# klax, by klecker knives!



## jro1 (Mar 3, 2014)

Found this beauty!

KLAX® Axe Multi-tool System Stainless Steel (Inch)


----------



## jro1 (Mar 3, 2014)




----------



## baldman (Apr 5, 2016)

Looks neat


----------



## stevekozak (Oct 4, 2015)

Gimmicky.


----------



## Urinal Cake (Oct 19, 2013)

I would take/strip it off a dead person. Would't buy it however


----------



## TacticalCanuck (Aug 5, 2014)

I would take a good scout hatchet over this but if its all i had it would get used until it breaks. And break it probably would long before a traditional hatchet. 

A good sharp hatchet is priceless. Mix in a laplander and you have all the wood processing you need.

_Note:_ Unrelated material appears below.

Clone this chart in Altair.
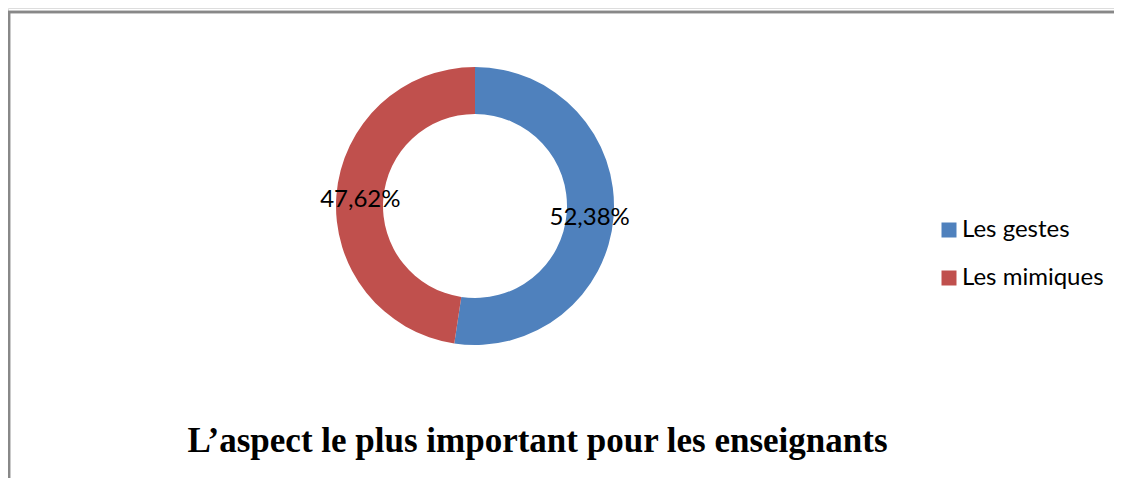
import altair as alt
import pandas as pd

categories = ["Les gestes", "Les mimiques"]
values = [52.38, 47.62]
labels = ["52,38%", "47,62%"]
colors = ["#4F81BD", "#C0504D"]
title_text = ["L’aspect le plus important pour les enseignants"]

df = pd.DataFrame({
    "cat": categories,
    "value": values,
    "label": labels,
    "order": list(range(len(categories))),
})
title_df = pd.DataFrame({"t": title_text})

CX, CY = 467, 198

base = alt.Chart(df).encode(
    theta=alt.Theta("value:Q", stack=True),
    order=alt.Order("order:Q"),
)

arc = base.mark_arc(innerRadius=92, outerRadius=139, strokeWidth=0).encode(
    x=alt.value(CX),
    y=alt.value(CY),
    color=alt.Color(
        "cat:N",
        scale=alt.Scale(domain=categories, range=colors),
        legend=alt.Legend(
            title=None,
            orient="none",
            legendX=929,
            legendY=210,
            symbolType="square",
            symbolSize=225,
            symbolStrokeWidth=0,
            labelFont="Lato",
            labelFontSize=24,
            labelColor="black",
            labelOffset=1,
            rowPadding=24,
            padding=0,
        ),
    ),
)

text = base.mark_text(radius=115, font="Lato", fontSize=24, baseline="middle", dy=3).encode(
    x=alt.value(CX),
    y=alt.value(CY),
    detail="cat:N",
    text="label:N",
    color=alt.value("black"),
)

title = alt.Chart(title_df).mark_text(
    font="Liberation Serif",
    fontSize=35,
    fontWeight="bold",
    color="black",
    align="center",
    baseline="alphabetic",
).encode(
    text="t:N",
    x=alt.value(529.5),
    y=alt.value(444),
)

frame_top = alt.Chart(df).mark_rule(color="#888888", strokeWidth=2.5).encode(
    x=alt.value(0), x2=alt.value(1120), y=alt.value(4)
)
frame_left = alt.Chart(df).mark_rule(color="#888888", strokeWidth=2.5).encode(
    x=alt.value(1), y=alt.value(3), y2=alt.value(480)
)

chart = alt.layer(frame_top, frame_left, arc, text, title).properties(
    width=1106,
    height=470,
    padding=0,
    autosize=alt.AutoSizeParams(type="none"),
).configure_view(strokeWidth=0, stroke="transparent").configure(background="white")

chart.save("out.html", embed_options={"renderer": "svg", "actions": False})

Amd you shouldnt be without a good knife ever.


----------



## jro1 (Mar 3, 2014)

Gimmicky or not, she's bad ass if your a gear head like me!


----------



## jro1 (Mar 3, 2014)

I do prefer a solid hatchet, but this would work nice on my quads emergency kit!


----------



## Targetshooter (Dec 4, 2015)

To each it's own ,, that's what makes the sick world we live in go round - round - round .. LMAO ,


----------